Peabody flags mine writedowns
US coal giant Peabody Energy will take equipment writedowns on its North Goonyella mine in Queensland in its third-quarter profit report and suffer unspecified financial impacts, after a fire stopped mining there indefinitely.
The outage has helped boost prices of high-quality Queensland coking coal, adding to supply concerns over coal rail owner Aurizon’s fight with state regulators and coming at a time when China’s environmental policies have boosted demand.
There is no indication of when or if Peabody’s flagship Goonyella North mine will restart.
“While still too early to offer meaningful insights into the financial effects or timing of next steps, the company expects financial impacts to future periods,” Peabody said yesterday.
“Peabody intends to provide an initial look at financial and other impacts at the time of thirdquarter earnings, including recording a provision for the third quarter related to equipment expected to be sealed in the completed longwall panel.”
St Louis-based Peabody will report its third-quarter results on October 30.
Industry reports say the equipment that will be sealed in is 76 roof supports, with the rest of the mining longwall having been removed as part of a scheduled change after the section of coal that was being mined was completed. Force majeure notices have been issued to customers.
Benchmark coking coal futures on the Singapore Exchange rose $US3 to $US216 a tonne on Thursday night, up from $US197 on September 28, when the fire was first announced.

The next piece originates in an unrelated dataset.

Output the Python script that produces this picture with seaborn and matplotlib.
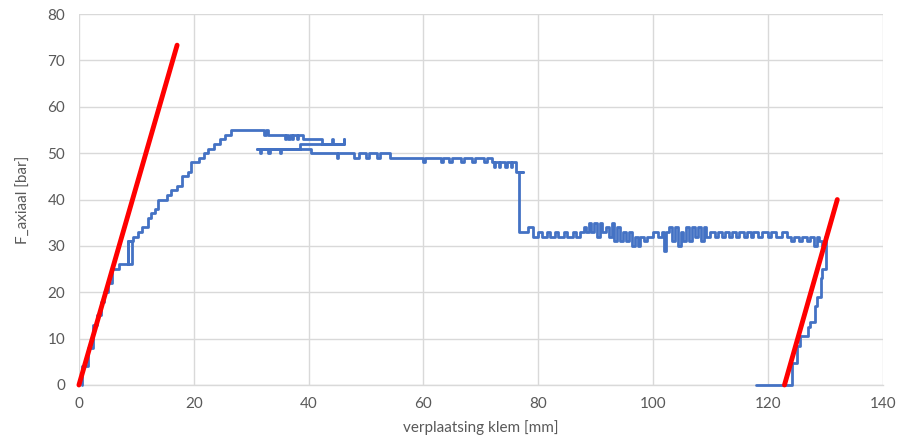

Peabody said it would seal the completed longwall panel where gas emissions were first encountered and would permanently seal an area where high methane levels were concentrated.
Underground coal mine fires are notoriously difficult to contain and recover from. The previous big Australian underground coal mine fire, at Xstrata’s Blakefield South mine in the Hunter Valley in 2011, stopped production for 18 months.
Peabody has temporarily sealed three of the mine’s five entrances and is injecting highmoisture inert gases to displace oxygen and reduce the conditions for a fire.
“Sampling of underground gases has shown levels on general downward trends in the past two weeks, with the exception of when the GAG unit (which injects the inert gases) was undergoing maintenance,” Peabody said.
“The one open shaft continues to emit little or no water vapour or white smoke. Air quality monitoring equipment remains in place around the perimeter of the mine with continued good results.”
Elevated gas and temperatures were noticed at the mine on September 1, during a longwall move which sparked an evacuation.
The situation was announced to the US Securities and Exchanges Commission on September 19, with notification of a fire on September 28. North Goonyella is Peabody’s highest-quality coking coal mine, producing 2.9 million tonnes last year.